NEW ORLEANS — The sound of the New Orleans Jazz and Heritage Festival is a syncopated beat: rooted in Africa, mingled with elements from Europe and the Americas, transmitted through generations, played by hand and determined to get people dancing. The beat doesn’t have to sell a song; it’s a joy in itself. It’s proudly old-fashioned, celebrating its own history. Yet it lives in the immediate present, the moment when music generates motion.
Jazz Fest, as everyone calls it, is as stubbornly exceptional and as proudly nostalgic as the city it reflects. First presented in 1970, the New Orleans Jazz and Heritage Festival became one template for the modern pop festival, like Coachella or Bonnaroo, with music on multiple stages, assorted nonmusic exhibitions, and food and crafts vendors geared to the crowd.
But where other major festivals tend to be brief invasions of their locales, Jazz Fest is an institution, inseparable from the city where it also sponsors free events through the year and supports the only-in-New-Orleans public radio station WWOZ. And where other major festivals have current pop hitmakers as their big draws, along with an undercard of new acts striving to reach the main stage in a year or two, Jazz Fest prizes the regional over the national, putting just a few big names in headlining spots.
Its first weekend this year, which started last Friday, included Lorde, Usher with the Roots, Tom Petty and the Heartbreakers, Elle King, the Trey Anastasio Band, Alabama Shakes and Maroon 5. Its second half, starting on Thursday, has scheduled Stevie Wonder, Dave Matthews, Snoop Dogg and Wilco. Nearly everything else — except, this year, for a contingent of superb bands from Cuba — stays local and familiar, as untrendy as a festival can be. (The festival ends of Sunday.) Onstage during the festival, I saw more sousaphones than laptops.
The visiting pop headliners attract hometown residents and a youth contingent. Out-of-towners — many grizzled and wearing Hawaiian-style souvenir shirts from previous Jazz Fests — return for an annual immersion in Louisiana lore. That means brass bands and Mardi Gras Indians, who perform on stages and — simulating the city’s continuing street traditions — in miniparades through the fairgrounds where the festival is held. It also means blues, zydeco from bayou country and a Jazz Fest touchstone, the gospel tent, where singers, preachers and choirs of everyday worshipers belt out praises and gratitude.

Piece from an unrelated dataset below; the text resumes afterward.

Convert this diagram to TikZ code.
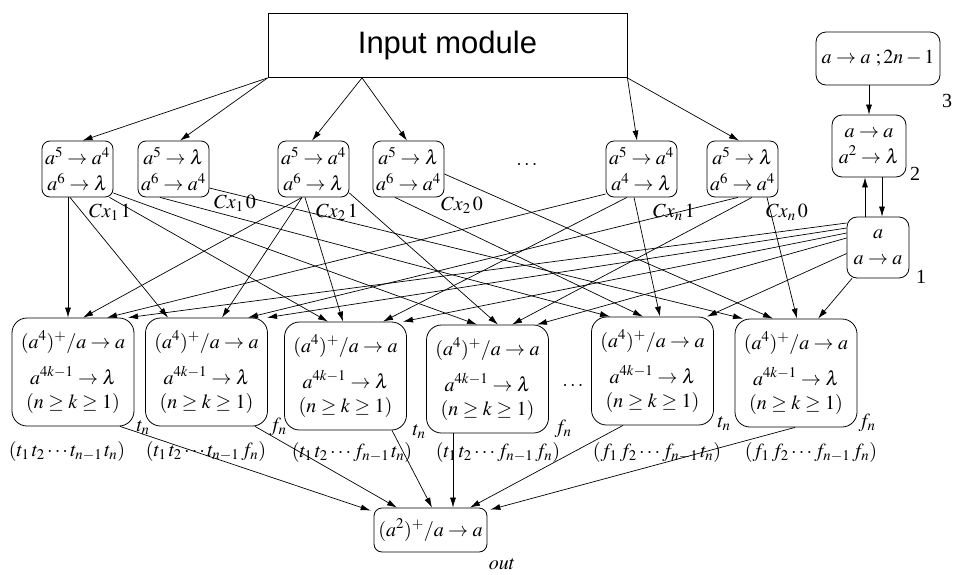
\documentclass[tikz,border=0pt]{standalone}
\usepackage{mathptmx}
\usepackage[no-math]{fontspec}
\setmainfont{Liberation Serif}
\newfontfamily\arialfont{Liberation Sans}
\usetikzlibrary{arrows.meta,calc}
\newcommand\fz{\fontsize{20}{26}\selectfont}
\tikzset{
 tbox/.style={draw, rounded corners=8pt, minimum width=71pt, minimum height=56pt, inner sep=0pt, align=center, line width=0.8pt},
 bbox/.style={draw, rounded corners=15pt, minimum width=122pt, minimum height=108pt, inner sep=0pt, align=center, line width=0.8pt},
 rbox/.style={draw, rounded corners=10pt, inner sep=0pt, align=center, line width=0.8pt},
 arr/.style={-{Latex[length=10pt,width=6pt]}, line width=0.7pt},
 lbl/.style={inner sep=0pt},
}
\begin{document}
\begin{tikzpicture}[x=1pt,y=-1pt,font=\fz]
\useasboundingbox (0,0) rectangle (954,574);
% input module
\node[draw, line width=0.8pt, minimum width=359pt, minimum height=64pt, inner sep=0pt,
      font=\arialfont\fontsize{31}{36}\selectfont] (in) at (447.5,45.5) {Input module};
% top row
\node[tbox] (N1) at (77.5,169) {$a^5\rightarrow a^4$\\$a^6\rightarrow \lambda$};
\node[tbox] (N2) at (173.5,169) {$a^5\rightarrow \lambda$\\$a^6\rightarrow a^4$};
\node[tbox] (N3) at (313.5,169) {$a^5\rightarrow a^4$\\$a^6\rightarrow \lambda$};
\node[tbox] (N4) at (408.5,169) {$a^5\rightarrow \lambda$\\$a^6\rightarrow a^4$};
\node[lbl] (dots1) at (527,165) {$\cdots$};
\node[tbox] (N5) at (641.5,169) {$a^5\rightarrow a^4$\\$a^4\rightarrow \lambda$};
\node[tbox] (N6) at (742.5,169) {$a^5\rightarrow \lambda$\\$a^6\rightarrow a^4$};
% labels under top row
\node[lbl] (c11) at (110,212) {$Cx_1\,1$};
\node[lbl] (c10) at (235,203) {$Cx_1\,0$};
\node[lbl] (c21) at (337,212) {$Cx_2\,1$};
\node[lbl] (c20) at (462,205) {$Cx_2\,0$};
\node[lbl] (cn1) at (674,212) {$Cx_n\,1$};
\node[lbl] (cn0) at (787,212) {$Cx_n\,0$};
% right column
\node[rbox, minimum width=124pt, minimum height=53pt] (b3) at (878,58.5) {$a\rightarrow a\ ;2n-1$};
\node[lbl] (l3) at (947,101) {3};
\node[rbox, minimum width=74pt, minimum height=62pt] (b2) at (869,146) {$a\rightarrow a$\\$a^2\rightarrow \lambda$};
\node[lbl] (l2) at (915,174) {2};
\node[rbox, minimum width=62pt, minimum height=61pt] (A1) at (878,247.5) {$a$\\$a\rightarrow a$};
\node[lbl] (l1) at (921,277) {1};
% bottom row
\newcommand\btext{$(a^4)^+/a\rightarrow a$\\[10pt]$a^{4k-1}\rightarrow\lambda$\\[-2pt]$(n\geq k\geq 1)$}
\node[bbox] (B1) at (73,372) {\btext};
\node[bbox] (B2) at (206.5,372) {\btext};
\node[bbox] (B3) at (345.5,376) {\btext};
\node[bbox] (B4) at (487.5,379) {\btext};
\node[lbl] (dots2) at (573,386) {$\cdots$};
\node[bbox] (B5) at (652.5,371) {\btext};
\node[bbox] (B6) at (796,373) {\btext};
% labels under bottom row
\node[lbl] (t1) at (143,428) {$t_n$};
\node[lbl] (f2) at (278,427) {$f_n$};
\node[lbl] (t3) at (419,432) {$t_n$};
\node[lbl] (f4) at (563,429) {$f_n$};
\node[lbl] (t5) at (724,424) {$t_n$};
\node[lbl] (f6) at (867,423) {$f_n$};
\node[lbl] (s1) at (67,451) {$(t_1\,t_2\cdots t_{n-1}\,t_n)$};
\node[lbl] (s2) at (206,451) {$(t_1\,t_2\cdots t_{n-1}\,f_n)$};
\node[lbl] (s3) at (352,452) {$(t_1\,t_2\cdots f_{n-1}\,t_n)$};
\node[lbl] (s4) at (498,452) {$(t_1\,t_2\cdots f_{n-1}\,f_n)$};
\node[lbl] (s5) at (657,452) {$(f_1\,f_2\cdots f_{n-1}\,t_n)$};
\node[lbl] (s6) at (811,452) {$(f_1\,f_2\cdots f_{n-1}\,f_n)$};
% output
\node[rbox, rounded corners=8pt, minimum width=113pt, minimum height=44pt] (out) at (430.5,530) {$(a^2)^+/a\rightarrow a$};
\node[lbl] (outl) at (502,564) {$out$};
% input edges
\draw[arr] (in.south west) -- ([xshift=5pt]N1.north);
\draw[arr] (in.south west) -- ([xshift=6.5pt]N2.north);
\draw[arr] ([xshift=-85.5pt]in.south) -- ([xshift=-1.5pt]N3.north);
\draw[arr] ([xshift=-85.5pt]in.south) -- ([xshift=-1.5pt]N4.north);
\draw[arr] (in.south east) -- ([xshift=-4.5pt]N5.north);
\draw[arr] (in.south east) -- ([xshift=-3.5pt]N6.north);
% right column edges
\draw[arr] ([xshift=-9pt]b3.south) -- (b2.north);
\draw[arr] ([xshift=-13pt]A1.north) -- ([xshift=-4pt]b2.south);
\draw[arr] ([xshift=13pt]b2.south) -- ([xshift=4pt]A1.north);
% N1
\draw[arr] ([xshift=-9.5pt]N1.south) -- ([xshift=-5pt]B1.north);
\draw[arr] ([xshift=-7.5pt]N1.south) -- ([xshift=-38.5pt]B2.north);
\draw[arr] ([xshift=32pt]N1.south) -- ([xshift=-17.5pt]B3.north);
\draw[arr] ([yshift=-24pt]N1.east) -- ([xshift=-10.5pt]B4.north);
% N2
\draw[arr] ([xshift=-13.5pt]N2.south) -- ([xshift=-42.5pt]B5.north);
\draw[arr] ([yshift=-19pt]N2.east) -- ([xshift=-53pt]B6.north);
% N3
\draw[arr] ([xshift=-11.5pt]N3.south) -- ([xshift=10pt]B1.north);
\draw[arr] ([xshift=-11.5pt]N3.south) -- ([xshift=15.5pt]B2.north);
\draw[arr] ([xshift=-8.5pt]N3.south) -- ([xshift=-2.5pt]B3.north);
\draw[arr] ([yshift=-24pt]N3.east) -- ([xshift=10.5pt]B4.north);
% N4
\draw[arr] ([xshift=-13.5pt]N4.south) -- ([xshift=-9.5pt]B5.north);
\draw[arr] ([yshift=-5pt]N4.east) -- ([xshift=-23pt]B6.north);
% N5
\draw[arr] ([yshift=-25pt]N5.west) -- ([xshift=34pt]B1.north);
\draw[arr] ([xshift=-14.5pt]N5.south) -- ([xshift=37.5pt]B3.north);
\draw[arr] ([xshift=-7.5pt]N5.south) -- ([xshift=7.5pt]B5.north);
% N6
\draw[arr] ([xshift=-4.5pt]N6.south) -- ([xshift=41.5pt]B2.north);
\draw[arr] ([xshift=9.5pt]N6.south) -- ([xshift=24.5pt]B4.north);
\draw[arr] ([xshift=24.5pt]N6.south) -- ([xshift=1pt]B6.north);
% node 1
\draw[arr] ([yshift=24.5pt]A1.west) -- ([xshift=55pt]B1.north);
\draw[arr] ([yshift=19.5pt]A1.west) -- ([xshift=60.5pt]B2.north);
\draw[arr] ([yshift=14.5pt]A1.west) -- ([xshift=57.5pt]B3.north);
\draw[arr] ([yshift=9.5pt]A1.west) -- ([xshift=49.5pt]B4.north);
\draw[arr] ([yshift=-6pt]A1.west) -- ([xshift=54.5pt]B5.north);
\draw[arr] ([xshift=-26pt]A1.south) -- ([xshift=22pt]B6.north);
% to output
\draw[arr] ([xshift=47pt]B1.south) -- ([xshift=-3pt,yshift=-3pt]out.north west);
\draw[arr] ([xshift=48.5pt]B2.south) -- ([xshift=-33.5pt]out.north);
\draw[arr] ([xshift=46.5pt]B3.south) -- ([xshift=1.5pt]out.north);
\draw[arr] ([xshift=-34.5pt]B4.south) -- ([xshift=22.5pt]out.north);
\draw[arr] ([xshift=-29.5pt]B5.south) -- ([xshift=39.5pt]out.north);
\draw[arr] ([xshift=-1pt]B6.south) -- ([xshift=3pt,yshift=-2pt]out.north east);
\end{tikzpicture}
\end{document}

Jazz Fest’s New Orleans aesthetic is defined not by the big pop chorus but by live, danceable grooves. New Orleans audiences appreciate instrumental music; Jazz Fest has long been hospitable to jam bands and, this year, to bands like Tom Petty and the Heartbreakers, whose live sets move toward improvisation. The “heritage” in the festival’s name also looms large. Jazz Fest glorifies genre as much as individual musicianship; New Orleans is full of performers who proudly steep themselves in vintage styles and a shared repertoire, handed down from parent to child and embraced by musicians who move into the city.
New Orleans honors its ancestors, keeping old songs current and paying tribute in ways that go deeper than borrowing surefire hits, although this year’s Jazz Fest had its share of crowd-pleasing Prince covers. Inevitably, over 48 years Jazz Fest has faced generational change and loss; this year’s lineup included sets devoted to definitive New Orleans figures like the traditional jazz clarinetist Pete Fountain and the songwriter Allen Toussaint.
Visiting musicians often adapt to Jazz Fest, not the other way around. Nas, the New York rapper, played with the Soul Rebels, a New Orleans brass band, reminding listeners that “these are my roots, too.”
More subtly, the festival leads listeners to hear musical kinships — particularly, this year, from a Cuban contingent that included Gente de Zona, a reggaetón group that has won a Latin Grammy, and the Septeto Nacional de Ignacio Piñeiro, founded in 1927, playing vintage-style Cuban son. There are longstanding ties between the music of New Orleans and of the Caribbean, particularly Cuba; what Jelly Roll Morton called the “Spanish tinge” was actually the Afro-Cuban rhythms that made their way into New Orleans Mardi Gras music, jazz and R&B.